Loss in and with art
The next image is unique because it is without words. It is just the image of an old woman, her head bald, her face wrinkled. Her questioning eyes look out of the canvas, her lips are pursed, her brows furrowed. The title of the image is “I used to have a son.”
The shift to the personal is something that is startling at the very least; painful at best. It is a shift that is beyond art, and is within the realm of sacrifice, where the loss of another is beyond art, but has everything to do with its making. At this point in the exhibit too, curated as it was in this way, it is clear that the narrative is at the point of despair and regret. The image of the old woman, is painful because it is aged, and because it speaks of an inability to regain what was lost.
Which is also in the last piece in this exhibit. Entitled “I used to know who I was,” this carries the lone image that isn’t facing the spectator squarely and looking her in the eye. Instead there is a woman here, looking to someone on her right, and asking “Is that you Art?” More than that question is the tone in which it is asked, as if someone familiar has become stranger, as if the stranger might be familiar.

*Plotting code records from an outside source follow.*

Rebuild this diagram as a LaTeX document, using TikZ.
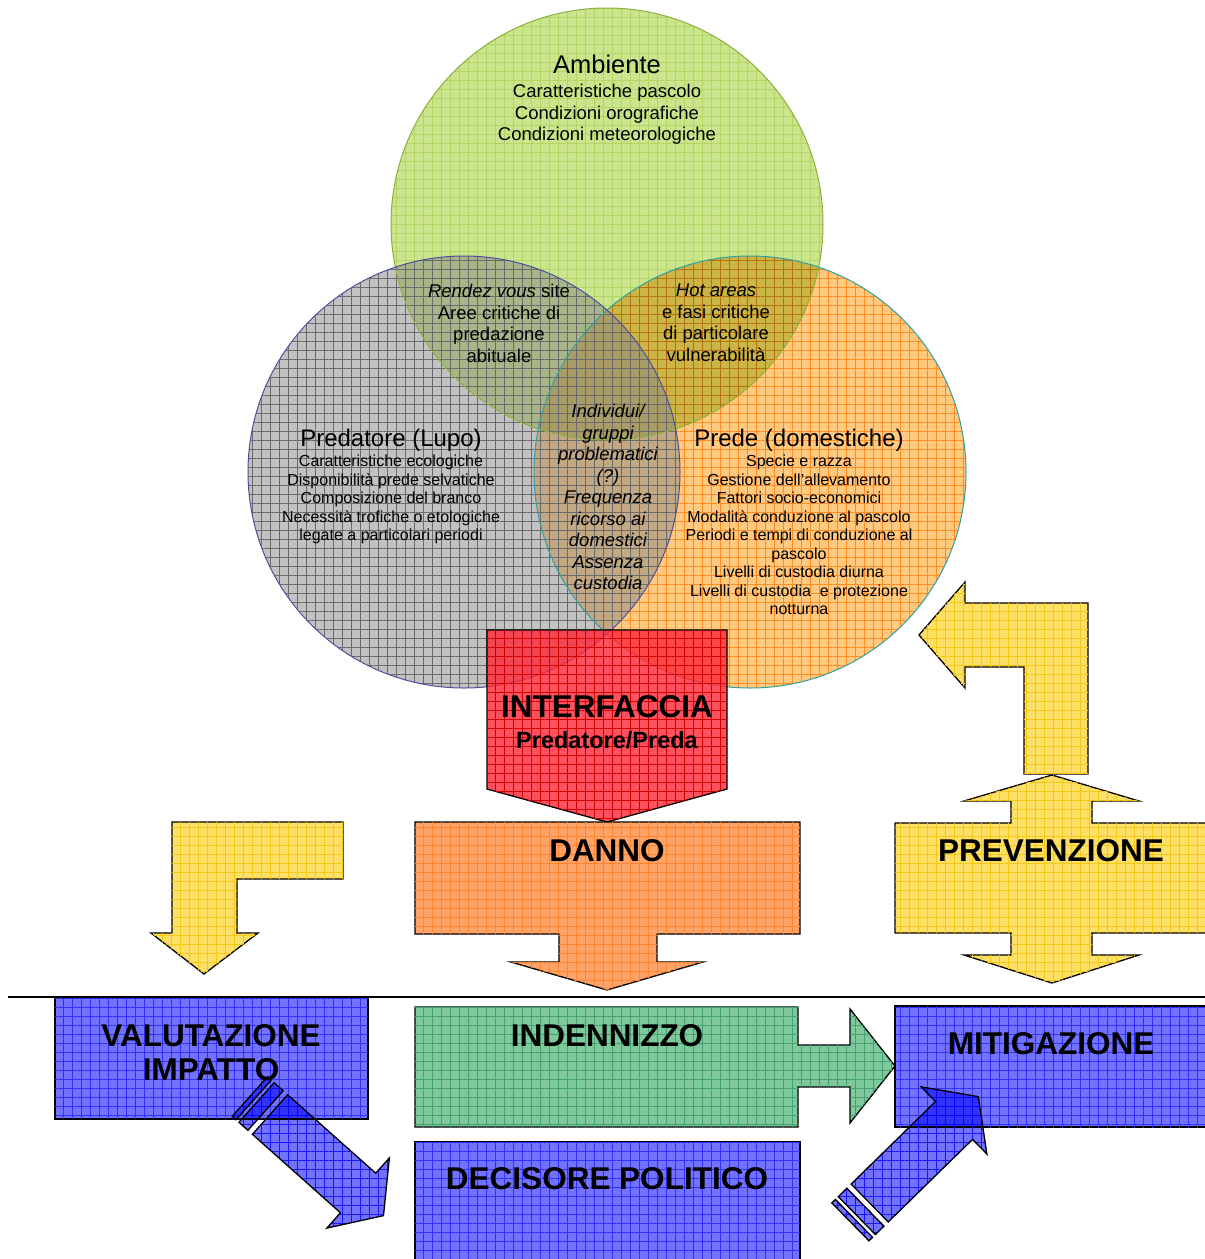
\documentclass[tikz,border=0pt]{standalone}
\usepackage{fontspec}
\setmainfont{Liberation Sans}
\usetikzlibrary{patterns.meta}
\definecolor{grC}{HTML}{CBE58C}\definecolor{grB}{HTML}{8DB040}\definecolor{grG}{HTML}{B2D565}
\definecolor{gyC}{HTML}{878787}\definecolor{gyB}{HTML}{4F4FA0}\definecolor{gyG}{HTML}{6A6A6A}
\definecolor{orC}{HTML}{FFCA80}\definecolor{orB}{HTML}{30A0A0}\definecolor{orG}{HTML}{FFB04A}
\definecolor{rdC}{HTML}{FF2535}\definecolor{rdG}{HTML}{D00000}
\definecolor{daC}{HTML}{FFA366}\definecolor{daG}{HTML}{FF8530}
\definecolor{yeC}{HTML}{FFE066}\definecolor{yeG}{HTML}{F5C818}
\definecolor{gbC}{HTML}{7DC99B}\definecolor{gbG}{HTML}{45A070}
\definecolor{blC}{HTML}{7272FF}\definecolor{blG}{HTML}{3030FF}
\tikzset{
  gridov/.style={postaction={pattern={Hatch[distance=9pt,angle=0,line width=0.4pt]},pattern color=#1}},
  blk/.style={draw=black,line width=1.3pt,line join=miter},
  mul/.style={blend mode=multiply},
  ttl/.style={font=\fontsize{24}{28}\selectfont,inner sep=0pt,anchor=north,align=center},
  txt/.style={font=\fontsize{18.5}{21.5}\selectfont,inner sep=0pt,anchor=north,align=center},
  sml/.style={font=\fontsize{16}{18.5}\selectfont,inner sep=0pt,anchor=north,align=center},
  bigl/.style={font=\bfseries\fontsize{31.5}{34}\selectfont,inner sep=0pt,align=center},
  stripearrow/.pic={
    \path[blk,fill=blC,mul,gridov=blG] (0,-26.5) -- (118,-26.5) -- (118,-47) -- (152,0) -- (118,47) -- (118,26.5) -- (0,26.5) -- cycle;
    \path[blk,fill=blC,mul,gridov=blG] (-18,-26.5) rectangle (-6,26.5);
    \path[blk,fill=blC,mul,gridov=blG] (-27,-26.5) rectangle (-22,26.5);
  }
}
\begin{document}
\begin{tikzpicture}[x=1pt,y=-1pt]
\useasboundingbox (0,0) rectangle (1205,1259);
\clip (0,0) rectangle (1205,1259);
\fill[white] (0,0) rectangle (1205,1259);

% circles
\path[fill=grC,gridov=grG] (607,224) circle[radius=216pt];
\path[fill=orC,mul,gridov=orG] (750,472) circle[radius=216pt];
\path[fill=gyC,fill opacity=0.5,gridov=gyG] (464,472) circle[radius=216pt];
\draw[grB,line width=1pt] (607,224) circle[radius=216pt];
\draw[orB,line width=1pt] (750,472) circle[radius=216pt];
\draw[gyB,line width=1pt] (464,472) circle[radius=216pt];

% red interface box (over circles, translucent)
\path[blk,fill=rdC,fill opacity=0.8,gridov=rdG] (487,630) -- (727,630) -- (727,789) -- (607,822) -- (487,789) -- cycle;

% circle texts
\node[ttl,font=\fontsize{25.5}{28}\selectfont] (amb) at (607,55) {Ambiente};
\node[txt] (ambt) at (607,84) {Caratteristiche pascolo\\Condizioni orografiche\\Condizioni meteorologiche};
\node[txt] (rdv) at (499,284) {\textit{Rendez vous} site\\Aree critiche di\\predazione\\abituale};
\node[txt] (hot) at (716,284) {\textit{Hot areas}\\e fasi critiche\\di particolare\\vulnerabilità};
\node[txt,font=\itshape\fontsize{18.5}{21.5}\selectfont] (ind) at (608,404) {Individui/\\gruppi\\problematici\\(?)\\Frequenza\\ricorso ai\\domestici\\Assenza\\custodia};
\node[ttl] (pred) at (391,429) {Predatore (Lupo)};
\node[sml] (predt) at (391,455) {Caratteristiche ecologiche\\Disponibilità prede selvatiche\\Composizione del branco\\Necessità trofiche o etologiche\\legate a particolari periodi};
\node[ttl] (prd) at (799,429) {Prede (domestiche)};
\node[sml] (prdt) at (799,455) {Specie e razza\\Gestione dell’allevamento\\Fattori socio-economici\\Modalità conduzione al pascolo\\Periodi e tempi di conduzione al\\pascolo\\Livelli di custodia diurna\\Livelli di custodia~ e protezione\\notturna};

\node[bigl] (intf) at (607,707) {INTERFACCIA};
\node[bigl,font=\bfseries\fontsize{23.5}{26}\selectfont] (intf2) at (607,740) {Predatore/Preda};

% DANNO
\path[blk,fill=daC,gridov=daG] (415,822) -- (800,822) -- (800,934) -- (657,934) -- (657,962) -- (703,962) -- (607,990) -- (511,962) -- (559,962) -- (559,934) -- (415,934) -- cycle;
\node[bigl] (danno) at (607,851) {DANNO};

% yellow arrows
\path[blk,fill=yeC,gridov=yeG] (172,822) -- (343,822) -- (343,879) -- (237,879) -- (237,933) -- (258,933) -- (204,974) -- (151,933) -- (172,933) -- cycle;
\path[blk,fill=yeC,gridov=yeG] (919,635) -- (965,582) -- (965,603) -- (1088,603) -- (1088,774) -- (1024,774) -- (1024,667) -- (965,667) -- (965,688) -- cycle;
\path[blk,fill=yeC,gridov=yeG] (1052,775) -- (1139,801) -- (1092,801) -- (1092,823) -- (1215,823) -- (1215,933) -- (1092,933) -- (1092,955) -- (1139,955) -- (1052,983) -- (964,955) -- (1011,955) -- (1011,933) -- (895,933) -- (895,823) -- (1011,823) -- (1011,801) -- (964,801) -- cycle;
\node[bigl] (prev) at (1051,851) {PREVENZIONE};

% separator line
\draw[line width=2.6pt] (8,997) -- (1215,997);

% bottom boxes
\path[blk,fill=blC,gridov=blG] (55,998) rectangle (368,1119);
\node[bigl] (valu) at (211,1053) {VALUTAZIONE\\IMPATTO};
\path[blk,fill=gbC,gridov=gbG] (415,1007) -- (798,1007) -- (798,1045) -- (850,1045) -- (850,1009) -- (895,1066) -- (850,1123) -- (850,1087) -- (798,1087) -- (798,1127) -- (415,1127) -- cycle;
\node[bigl] (inden) at (607,1036) {INDENNIZZO};
\path[blk,fill=blC,gridov=blG] (895,1006) rectangle (1215,1127);
\node[bigl] (miti) at (1051,1044) {MITIGAZIONE};
\path[blk,fill=blC,gridov=blG] (415,1142) rectangle (800,1275);
\node[bigl] (deci) at (607,1179) {DECISORE POLITICO};

% striped arrows
\pic[shift={(270,1114.5)},rotate=-41.7] {stripearrow};
\pic[shift={(869.7,1203)},rotate=44.4] {stripearrow};
\end{tikzpicture}
\end{document}
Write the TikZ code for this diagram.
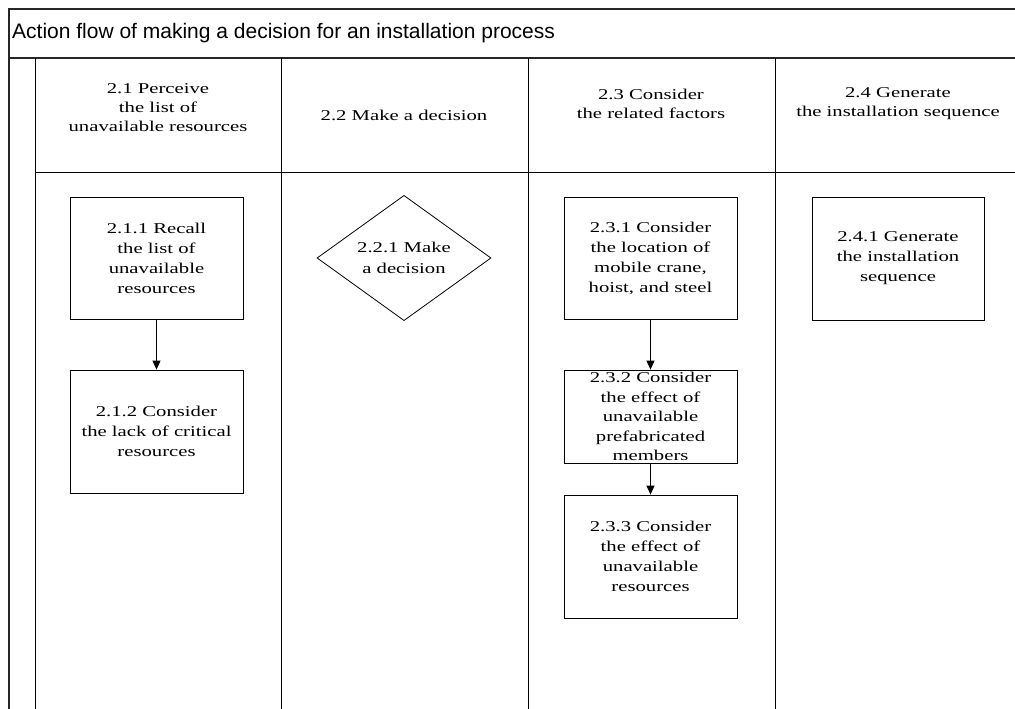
\documentclass[tikz,border=0pt]{standalone}
\usepackage{fontspec}
\setmainfont{Liberation Serif}[FakeStretch=1.38]
\newfontfamily\titlefont{Liberation Sans}
\usetikzlibrary{arrows.meta,shapes.geometric}
\begin{document}
\begin{tikzpicture}[x=1pt,y=-1pt,
  frameline/.style={line width=1.2pt,draw=black!85},
  laneline/.style={line width=0.9pt,draw=black},
  lanehead/.style={align=center,font=\fontsize{15}{19}\selectfont,inner sep=0pt},
  stepbox/.style={draw,line width=0.8pt,align=center,
    font=\fontsize{15}{20}\selectfont,inner sep=0pt},
  choice/.style={draw,diamond,line width=0.8pt,align=center,
    font=\fontsize{15}{21}\selectfont,inner sep=0pt},
  flow/.style={line width=0.8pt,-{Triangle[width=8pt,length=9pt]}}]
\useasboundingbox (0,0) rectangle (1015,709);
% pool frame and lane separators
\draw[frameline] (1015,9) -- (9,9) -- (9,709);
\draw[frameline] (9,58) -- (1015,58);
\draw[laneline] (35,58) -- (35,709);
\draw[laneline] (35,172) -- (1015,172);
\foreach \xx in {281,528,775} \draw[laneline] (\xx,58) -- (\xx,709);
% pool title
\node[anchor=west,inner sep=0pt,font=\titlefont\fontsize{21}{24}\selectfont] (title) at (12,33)
  {Action flow of making a decision for an installation process};
% lane headers
\node[lanehead] (h1) at (158,108) {2.1 Perceive\\the list of\\unavailable resources};
\node[lanehead] (h2) at (404,115) {2.2 Make a decision};
\node[lanehead] (h3) at (651,104) {2.3 Consider\\the related factors};
\node[lanehead] (h4) at (898,104) {2.4 Generate\\the installation sequence};
% activities
\node[stepbox,minimum width=173pt,minimum height=122pt] (a1) at (156.5,258) {2.1.1 Recall\\the list of\\unavailable\\resources};
\node[stepbox,minimum width=173pt,minimum height=123pt] (a2) at (156.5,431.5) {2.1.2 Consider\\the lack of critical\\resources};
\node[choice,minimum width=174pt,minimum height=123pt] (d1) at (404,258) {2.2.1 Make\\a decision};
\node[stepbox,minimum width=173pt,minimum height=122pt] (c1) at (650.5,258) {2.3.1 Consider\\the location of\\mobile crane,\\hoist, and steel};
\node[stepbox,minimum width=173pt,minimum height=93pt,font=\fontsize{15}{19.5}\selectfont] (c2) at (650.5,416.5) {2.3.2 Consider\\the effect of\\unavailable\\prefabricated\\members};
\node[stepbox,minimum width=173pt,minimum height=123pt] (c3) at (650.5,556.5) {2.3.3 Consider\\the effect of\\unavailable\\resources};
\node[stepbox,minimum width=172pt,minimum height=123pt] (g1) at (898,258.5) {2.4.1 Generate\\the installation\\sequence};
% flows
\draw[flow] (a1) -- (a2);
\draw[flow] (c1) -- (c2);
\draw[flow] (c2) -- (c3);
\end{tikzpicture}
\end{document}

The effect of these last two paintings is a form of haunting, where the narrative is about one that has been lost to art, or art being lost in and by itself, both of which speak of that line drawn between rational and crazed, the humor in the other paintings suddenly borne of a seeming instability in this exhibit’s telling.
But of course the task of talking to oneself, especially when that other self is art, speaks of this instability not as something that this exhibit failed to see, but as something that it sought to discuss and engage with. In the end and ultimately measuring itself against the instability that is in art and its making, the artist and his becoming.
Ronald Caringal’s “I used to be able to talk to myself. Now we just argue.” was up at Blanc Gallery Katipunan, September 2013. All photos of Caringal’s works taken by me.